§ **EXERCISE PROMPT**:
Take the lines from the beginning of the material through the line containing "const posMedias = [1.25, 2.25];" and retype them exactly, leaving the pictures out.

§ **PROVIDED MATERIAL**:
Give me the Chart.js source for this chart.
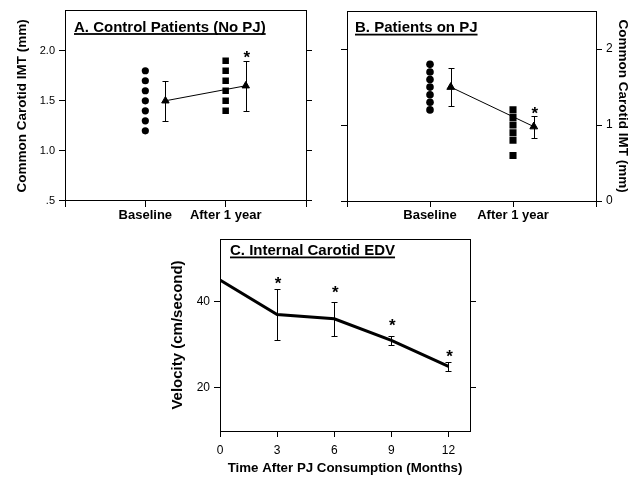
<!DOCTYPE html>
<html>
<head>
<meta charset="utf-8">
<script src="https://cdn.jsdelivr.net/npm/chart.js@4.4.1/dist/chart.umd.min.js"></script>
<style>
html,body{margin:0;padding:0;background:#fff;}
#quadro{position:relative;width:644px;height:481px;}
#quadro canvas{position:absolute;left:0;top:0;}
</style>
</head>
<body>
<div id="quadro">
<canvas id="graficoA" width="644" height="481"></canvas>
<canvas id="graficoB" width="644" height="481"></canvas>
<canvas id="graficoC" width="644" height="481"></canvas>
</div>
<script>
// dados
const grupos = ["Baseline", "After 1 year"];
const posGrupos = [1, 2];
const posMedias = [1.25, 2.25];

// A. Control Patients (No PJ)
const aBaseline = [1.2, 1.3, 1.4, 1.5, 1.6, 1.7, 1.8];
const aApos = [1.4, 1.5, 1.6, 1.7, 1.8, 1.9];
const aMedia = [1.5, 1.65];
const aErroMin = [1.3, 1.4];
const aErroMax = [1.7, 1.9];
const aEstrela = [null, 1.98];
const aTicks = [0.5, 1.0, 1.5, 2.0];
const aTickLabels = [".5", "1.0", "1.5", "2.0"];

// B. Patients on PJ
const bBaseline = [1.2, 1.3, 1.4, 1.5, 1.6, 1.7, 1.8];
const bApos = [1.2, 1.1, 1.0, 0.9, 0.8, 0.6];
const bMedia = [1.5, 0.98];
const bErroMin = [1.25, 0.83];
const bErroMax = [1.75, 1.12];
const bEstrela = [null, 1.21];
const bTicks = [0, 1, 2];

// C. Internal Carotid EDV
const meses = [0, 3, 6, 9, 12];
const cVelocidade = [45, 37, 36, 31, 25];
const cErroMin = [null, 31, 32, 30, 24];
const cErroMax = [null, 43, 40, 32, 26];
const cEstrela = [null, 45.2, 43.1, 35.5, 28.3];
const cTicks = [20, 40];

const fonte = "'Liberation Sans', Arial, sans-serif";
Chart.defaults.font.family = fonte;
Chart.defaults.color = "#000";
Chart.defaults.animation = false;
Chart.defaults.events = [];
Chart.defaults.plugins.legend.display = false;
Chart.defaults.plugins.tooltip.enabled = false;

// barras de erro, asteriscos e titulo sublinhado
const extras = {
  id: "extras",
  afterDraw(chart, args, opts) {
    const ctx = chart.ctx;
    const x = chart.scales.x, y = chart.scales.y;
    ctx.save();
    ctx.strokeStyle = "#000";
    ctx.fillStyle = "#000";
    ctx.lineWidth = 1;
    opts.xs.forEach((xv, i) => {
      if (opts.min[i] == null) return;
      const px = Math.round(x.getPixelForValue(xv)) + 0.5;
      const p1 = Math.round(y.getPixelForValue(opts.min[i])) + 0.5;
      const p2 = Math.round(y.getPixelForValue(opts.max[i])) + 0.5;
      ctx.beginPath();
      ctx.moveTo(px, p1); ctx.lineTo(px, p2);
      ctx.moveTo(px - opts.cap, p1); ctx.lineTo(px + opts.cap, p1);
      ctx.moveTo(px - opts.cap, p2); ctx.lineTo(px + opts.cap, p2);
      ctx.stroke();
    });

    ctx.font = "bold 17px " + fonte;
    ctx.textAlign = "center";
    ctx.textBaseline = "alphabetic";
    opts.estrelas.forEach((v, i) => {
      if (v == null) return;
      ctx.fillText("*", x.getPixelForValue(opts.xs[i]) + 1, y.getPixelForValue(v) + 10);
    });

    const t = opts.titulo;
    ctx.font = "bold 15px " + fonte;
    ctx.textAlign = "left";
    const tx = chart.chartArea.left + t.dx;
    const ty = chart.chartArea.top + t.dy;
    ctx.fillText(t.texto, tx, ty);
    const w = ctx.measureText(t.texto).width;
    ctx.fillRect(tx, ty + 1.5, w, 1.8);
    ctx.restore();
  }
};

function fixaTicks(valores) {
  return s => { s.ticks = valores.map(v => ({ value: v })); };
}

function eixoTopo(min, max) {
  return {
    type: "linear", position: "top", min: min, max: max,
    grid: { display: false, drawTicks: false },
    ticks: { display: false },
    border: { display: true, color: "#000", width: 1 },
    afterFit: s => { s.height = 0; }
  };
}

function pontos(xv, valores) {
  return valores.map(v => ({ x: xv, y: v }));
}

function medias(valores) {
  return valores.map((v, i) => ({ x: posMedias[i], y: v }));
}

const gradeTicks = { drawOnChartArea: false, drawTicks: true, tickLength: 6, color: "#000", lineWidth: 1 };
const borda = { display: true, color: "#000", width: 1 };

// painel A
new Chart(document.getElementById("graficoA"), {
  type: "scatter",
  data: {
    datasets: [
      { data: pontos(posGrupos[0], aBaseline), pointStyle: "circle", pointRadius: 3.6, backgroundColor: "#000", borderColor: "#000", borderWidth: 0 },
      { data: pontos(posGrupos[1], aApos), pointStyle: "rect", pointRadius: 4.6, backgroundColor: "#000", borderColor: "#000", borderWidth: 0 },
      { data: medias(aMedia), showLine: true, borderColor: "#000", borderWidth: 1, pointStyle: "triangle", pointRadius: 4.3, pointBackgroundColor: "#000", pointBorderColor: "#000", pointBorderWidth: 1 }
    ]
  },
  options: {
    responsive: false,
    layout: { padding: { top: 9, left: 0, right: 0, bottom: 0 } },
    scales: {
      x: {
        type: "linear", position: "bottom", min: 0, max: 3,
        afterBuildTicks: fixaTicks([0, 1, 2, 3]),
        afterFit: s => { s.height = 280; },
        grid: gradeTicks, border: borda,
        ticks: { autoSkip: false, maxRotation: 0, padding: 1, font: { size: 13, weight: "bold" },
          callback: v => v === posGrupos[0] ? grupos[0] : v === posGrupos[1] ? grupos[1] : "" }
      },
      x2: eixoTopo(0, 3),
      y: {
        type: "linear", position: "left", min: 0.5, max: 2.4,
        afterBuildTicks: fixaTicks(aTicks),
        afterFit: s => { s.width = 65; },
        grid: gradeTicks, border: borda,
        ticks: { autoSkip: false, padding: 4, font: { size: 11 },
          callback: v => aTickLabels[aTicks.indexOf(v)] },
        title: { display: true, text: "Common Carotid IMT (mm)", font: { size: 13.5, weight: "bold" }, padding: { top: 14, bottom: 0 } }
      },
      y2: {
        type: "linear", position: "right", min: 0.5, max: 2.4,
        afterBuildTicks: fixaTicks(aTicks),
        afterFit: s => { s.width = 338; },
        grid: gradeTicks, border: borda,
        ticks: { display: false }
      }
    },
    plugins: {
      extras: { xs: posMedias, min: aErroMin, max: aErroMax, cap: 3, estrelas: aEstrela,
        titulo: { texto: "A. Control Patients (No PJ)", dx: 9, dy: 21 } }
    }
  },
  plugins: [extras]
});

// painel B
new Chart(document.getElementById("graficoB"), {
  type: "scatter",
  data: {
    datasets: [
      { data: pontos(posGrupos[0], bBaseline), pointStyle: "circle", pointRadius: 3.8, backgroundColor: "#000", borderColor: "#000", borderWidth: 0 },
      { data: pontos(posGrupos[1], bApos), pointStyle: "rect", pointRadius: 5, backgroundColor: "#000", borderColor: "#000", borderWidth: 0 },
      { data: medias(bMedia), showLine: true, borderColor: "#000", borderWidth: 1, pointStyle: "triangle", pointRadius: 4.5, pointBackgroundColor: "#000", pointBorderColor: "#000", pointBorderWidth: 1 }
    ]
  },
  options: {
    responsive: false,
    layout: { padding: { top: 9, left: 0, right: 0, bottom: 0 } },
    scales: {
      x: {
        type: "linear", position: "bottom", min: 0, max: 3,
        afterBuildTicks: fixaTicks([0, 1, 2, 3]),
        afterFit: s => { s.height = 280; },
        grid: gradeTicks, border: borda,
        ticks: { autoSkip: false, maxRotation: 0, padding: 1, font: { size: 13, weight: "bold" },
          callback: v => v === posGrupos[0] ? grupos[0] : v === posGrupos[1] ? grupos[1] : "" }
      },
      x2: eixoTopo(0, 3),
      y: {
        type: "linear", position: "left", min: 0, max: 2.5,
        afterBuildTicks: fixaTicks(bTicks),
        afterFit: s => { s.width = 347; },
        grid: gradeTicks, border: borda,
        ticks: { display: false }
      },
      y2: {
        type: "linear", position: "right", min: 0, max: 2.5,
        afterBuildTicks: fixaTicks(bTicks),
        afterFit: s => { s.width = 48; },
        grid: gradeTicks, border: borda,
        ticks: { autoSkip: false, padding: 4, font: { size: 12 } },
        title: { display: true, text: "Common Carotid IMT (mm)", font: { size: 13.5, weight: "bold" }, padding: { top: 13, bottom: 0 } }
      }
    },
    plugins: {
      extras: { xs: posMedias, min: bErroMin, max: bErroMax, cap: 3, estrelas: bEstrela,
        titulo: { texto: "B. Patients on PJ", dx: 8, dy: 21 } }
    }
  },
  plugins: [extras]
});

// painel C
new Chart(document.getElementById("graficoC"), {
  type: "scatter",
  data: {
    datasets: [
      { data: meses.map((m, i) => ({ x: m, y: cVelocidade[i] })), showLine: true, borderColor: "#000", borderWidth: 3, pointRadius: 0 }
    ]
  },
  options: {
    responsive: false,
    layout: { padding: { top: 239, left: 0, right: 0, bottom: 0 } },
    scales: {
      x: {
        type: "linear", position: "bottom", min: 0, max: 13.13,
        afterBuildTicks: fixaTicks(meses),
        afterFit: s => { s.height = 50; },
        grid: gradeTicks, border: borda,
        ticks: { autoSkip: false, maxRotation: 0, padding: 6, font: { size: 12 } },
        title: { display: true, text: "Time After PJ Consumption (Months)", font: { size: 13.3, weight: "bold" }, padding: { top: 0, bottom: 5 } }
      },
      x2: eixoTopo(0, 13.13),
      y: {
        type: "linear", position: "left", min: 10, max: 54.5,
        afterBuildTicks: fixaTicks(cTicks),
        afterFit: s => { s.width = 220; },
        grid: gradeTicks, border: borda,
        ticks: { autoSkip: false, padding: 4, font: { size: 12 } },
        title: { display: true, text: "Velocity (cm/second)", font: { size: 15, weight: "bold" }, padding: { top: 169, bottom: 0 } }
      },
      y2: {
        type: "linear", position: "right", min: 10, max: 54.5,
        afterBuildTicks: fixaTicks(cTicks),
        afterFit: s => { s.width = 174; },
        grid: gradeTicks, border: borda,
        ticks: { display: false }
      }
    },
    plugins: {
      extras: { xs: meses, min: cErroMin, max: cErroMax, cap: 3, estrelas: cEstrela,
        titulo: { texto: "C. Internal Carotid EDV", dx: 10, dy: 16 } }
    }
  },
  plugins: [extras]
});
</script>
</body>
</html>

§ **SOLVED EXERCISE**:
Give me the Chart.js source for this chart.
<!DOCTYPE html>
<html>
<head>
<meta charset="utf-8">
<script src="https://cdn.jsdelivr.net/npm/chart.js@4.4.1/dist/chart.umd.min.js"></script>
<style>
html,body{margin:0;padding:0;background:#fff;}
#quadro{position:relative;width:644px;height:481px;}
#quadro canvas{position:absolute;left:0;top:0;}
</style>
</head>
<body>
<div id="quadro">
<canvas id="graficoA" width="644" height="481"></canvas>
<canvas id="graficoB" width="644" height="481"></canvas>
<canvas id="graficoC" width="644" height="481"></canvas>
</div>
<script>
// dados
const grupos = ["Baseline", "After 1 year"];
const posGrupos = [1, 2];
const posMedias = [1.25, 2.25];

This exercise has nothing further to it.